• Set task:
Spot every line with the word "this" and return it.

• Recorded information:
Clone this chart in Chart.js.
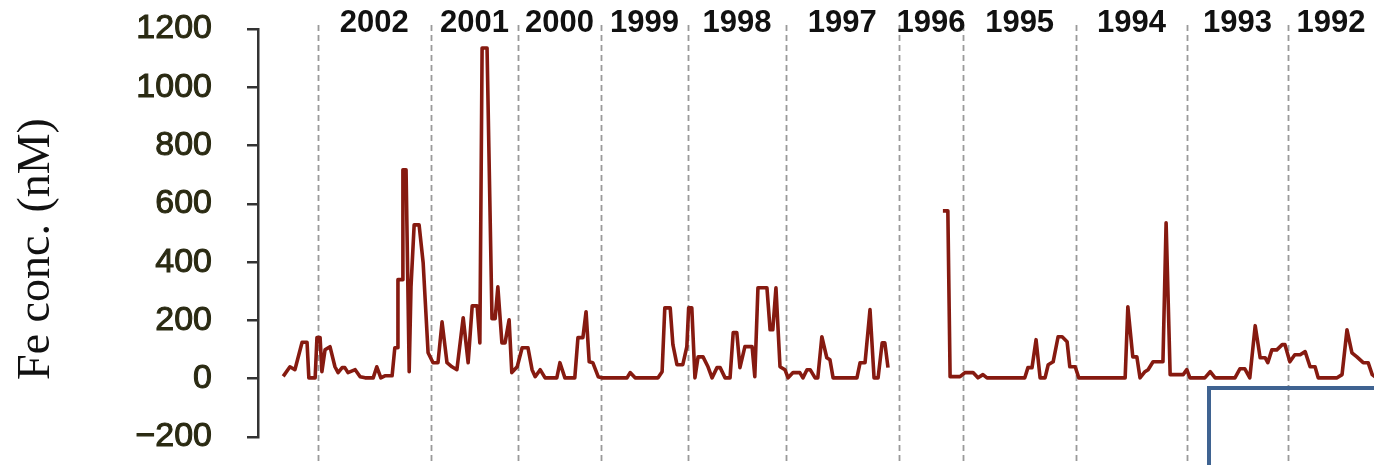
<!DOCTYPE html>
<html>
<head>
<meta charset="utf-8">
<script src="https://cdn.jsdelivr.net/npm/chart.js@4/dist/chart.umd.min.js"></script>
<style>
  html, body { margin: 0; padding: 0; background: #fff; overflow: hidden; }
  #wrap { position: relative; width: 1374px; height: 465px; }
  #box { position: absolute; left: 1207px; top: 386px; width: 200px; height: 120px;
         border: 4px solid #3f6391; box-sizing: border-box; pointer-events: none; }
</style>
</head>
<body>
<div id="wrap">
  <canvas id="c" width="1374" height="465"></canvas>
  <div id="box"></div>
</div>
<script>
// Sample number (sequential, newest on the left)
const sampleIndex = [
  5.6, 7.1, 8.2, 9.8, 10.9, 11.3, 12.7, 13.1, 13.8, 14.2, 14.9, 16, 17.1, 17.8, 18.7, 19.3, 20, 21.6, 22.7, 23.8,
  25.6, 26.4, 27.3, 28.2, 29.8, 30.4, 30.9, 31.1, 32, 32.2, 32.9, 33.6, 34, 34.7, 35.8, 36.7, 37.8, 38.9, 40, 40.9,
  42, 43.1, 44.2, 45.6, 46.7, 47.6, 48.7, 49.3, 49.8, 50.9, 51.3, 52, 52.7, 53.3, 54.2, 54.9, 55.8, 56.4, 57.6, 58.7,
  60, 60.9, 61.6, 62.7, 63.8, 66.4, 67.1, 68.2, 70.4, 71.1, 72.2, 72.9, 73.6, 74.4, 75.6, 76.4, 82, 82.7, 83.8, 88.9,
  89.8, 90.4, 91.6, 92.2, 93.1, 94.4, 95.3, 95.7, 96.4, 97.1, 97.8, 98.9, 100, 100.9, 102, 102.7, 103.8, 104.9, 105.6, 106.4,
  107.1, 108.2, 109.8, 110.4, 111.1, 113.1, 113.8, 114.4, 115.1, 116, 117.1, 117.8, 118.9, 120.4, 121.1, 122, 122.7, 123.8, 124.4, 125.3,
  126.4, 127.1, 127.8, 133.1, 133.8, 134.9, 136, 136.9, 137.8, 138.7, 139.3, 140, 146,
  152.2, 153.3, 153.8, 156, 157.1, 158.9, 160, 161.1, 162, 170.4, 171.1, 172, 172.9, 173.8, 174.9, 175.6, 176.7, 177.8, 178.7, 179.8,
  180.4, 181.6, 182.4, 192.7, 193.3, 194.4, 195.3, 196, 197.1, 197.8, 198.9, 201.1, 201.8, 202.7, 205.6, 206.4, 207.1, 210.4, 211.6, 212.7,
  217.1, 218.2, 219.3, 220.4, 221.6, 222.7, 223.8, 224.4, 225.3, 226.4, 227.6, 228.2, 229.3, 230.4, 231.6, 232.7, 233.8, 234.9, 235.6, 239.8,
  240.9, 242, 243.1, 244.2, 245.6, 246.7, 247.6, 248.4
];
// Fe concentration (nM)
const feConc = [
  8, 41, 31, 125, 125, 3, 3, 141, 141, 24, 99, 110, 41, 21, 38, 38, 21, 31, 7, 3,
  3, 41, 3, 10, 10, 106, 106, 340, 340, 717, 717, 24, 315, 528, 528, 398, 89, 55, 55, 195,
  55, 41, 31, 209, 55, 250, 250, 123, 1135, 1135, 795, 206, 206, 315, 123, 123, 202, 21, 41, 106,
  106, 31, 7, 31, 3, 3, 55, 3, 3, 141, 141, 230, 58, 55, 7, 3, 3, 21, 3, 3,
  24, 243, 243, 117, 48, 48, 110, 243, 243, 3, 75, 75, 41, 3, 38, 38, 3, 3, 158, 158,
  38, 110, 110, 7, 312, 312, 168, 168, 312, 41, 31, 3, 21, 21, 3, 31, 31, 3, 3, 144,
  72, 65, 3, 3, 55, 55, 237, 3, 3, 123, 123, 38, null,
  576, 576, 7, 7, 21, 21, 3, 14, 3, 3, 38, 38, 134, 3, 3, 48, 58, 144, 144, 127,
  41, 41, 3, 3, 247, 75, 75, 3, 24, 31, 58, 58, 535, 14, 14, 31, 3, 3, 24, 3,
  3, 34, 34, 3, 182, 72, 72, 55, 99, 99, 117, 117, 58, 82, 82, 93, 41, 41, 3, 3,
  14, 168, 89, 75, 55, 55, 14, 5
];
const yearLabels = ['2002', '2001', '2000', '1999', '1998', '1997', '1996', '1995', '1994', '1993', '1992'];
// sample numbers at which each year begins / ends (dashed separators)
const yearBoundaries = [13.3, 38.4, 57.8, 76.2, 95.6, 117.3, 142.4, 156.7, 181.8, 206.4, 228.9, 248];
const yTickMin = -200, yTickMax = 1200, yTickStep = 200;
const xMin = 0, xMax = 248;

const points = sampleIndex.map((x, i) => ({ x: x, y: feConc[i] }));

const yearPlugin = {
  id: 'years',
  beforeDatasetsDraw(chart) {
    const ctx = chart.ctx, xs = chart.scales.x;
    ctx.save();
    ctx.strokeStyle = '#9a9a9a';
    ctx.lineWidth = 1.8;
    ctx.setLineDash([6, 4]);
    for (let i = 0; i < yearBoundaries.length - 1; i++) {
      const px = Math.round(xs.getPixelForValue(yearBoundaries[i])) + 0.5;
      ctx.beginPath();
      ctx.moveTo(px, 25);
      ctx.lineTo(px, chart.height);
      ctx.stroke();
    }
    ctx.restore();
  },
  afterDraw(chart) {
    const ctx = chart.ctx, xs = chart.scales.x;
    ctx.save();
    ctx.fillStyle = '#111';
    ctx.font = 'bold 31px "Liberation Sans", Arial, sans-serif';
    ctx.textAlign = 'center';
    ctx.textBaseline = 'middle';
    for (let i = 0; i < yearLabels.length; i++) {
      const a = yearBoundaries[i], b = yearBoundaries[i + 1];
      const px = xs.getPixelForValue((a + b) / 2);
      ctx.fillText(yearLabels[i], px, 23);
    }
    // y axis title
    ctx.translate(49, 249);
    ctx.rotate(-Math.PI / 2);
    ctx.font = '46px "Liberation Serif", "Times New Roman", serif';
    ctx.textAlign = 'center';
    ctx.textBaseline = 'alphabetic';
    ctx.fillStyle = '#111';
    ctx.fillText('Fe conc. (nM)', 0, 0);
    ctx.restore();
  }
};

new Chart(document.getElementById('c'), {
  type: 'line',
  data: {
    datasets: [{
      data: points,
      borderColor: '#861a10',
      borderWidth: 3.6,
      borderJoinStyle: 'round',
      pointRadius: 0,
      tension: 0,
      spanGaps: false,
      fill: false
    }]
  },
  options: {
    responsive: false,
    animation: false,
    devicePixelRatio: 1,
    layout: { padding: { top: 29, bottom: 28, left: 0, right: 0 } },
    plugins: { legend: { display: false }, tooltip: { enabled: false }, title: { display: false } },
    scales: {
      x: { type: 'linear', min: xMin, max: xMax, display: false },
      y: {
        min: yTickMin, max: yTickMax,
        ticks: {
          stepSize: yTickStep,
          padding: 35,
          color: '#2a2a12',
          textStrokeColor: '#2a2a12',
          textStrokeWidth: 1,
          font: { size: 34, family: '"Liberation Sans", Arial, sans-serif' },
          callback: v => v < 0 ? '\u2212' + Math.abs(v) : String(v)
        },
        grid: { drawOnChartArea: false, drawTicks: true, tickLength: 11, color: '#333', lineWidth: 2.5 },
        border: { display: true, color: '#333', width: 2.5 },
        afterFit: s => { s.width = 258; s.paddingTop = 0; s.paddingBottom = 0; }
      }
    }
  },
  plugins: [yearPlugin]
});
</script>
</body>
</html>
---
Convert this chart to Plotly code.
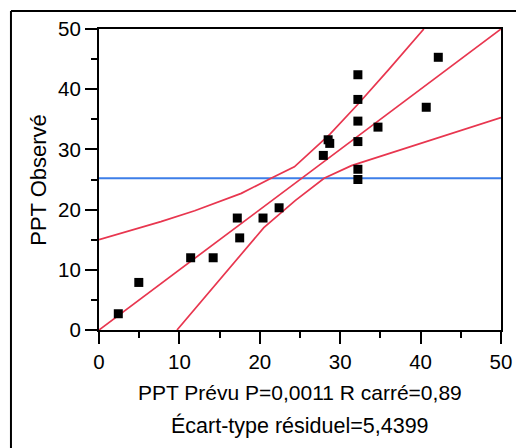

• Exercise response:
Clone this chart in Chart.js.
Convert this chart to Plotly code.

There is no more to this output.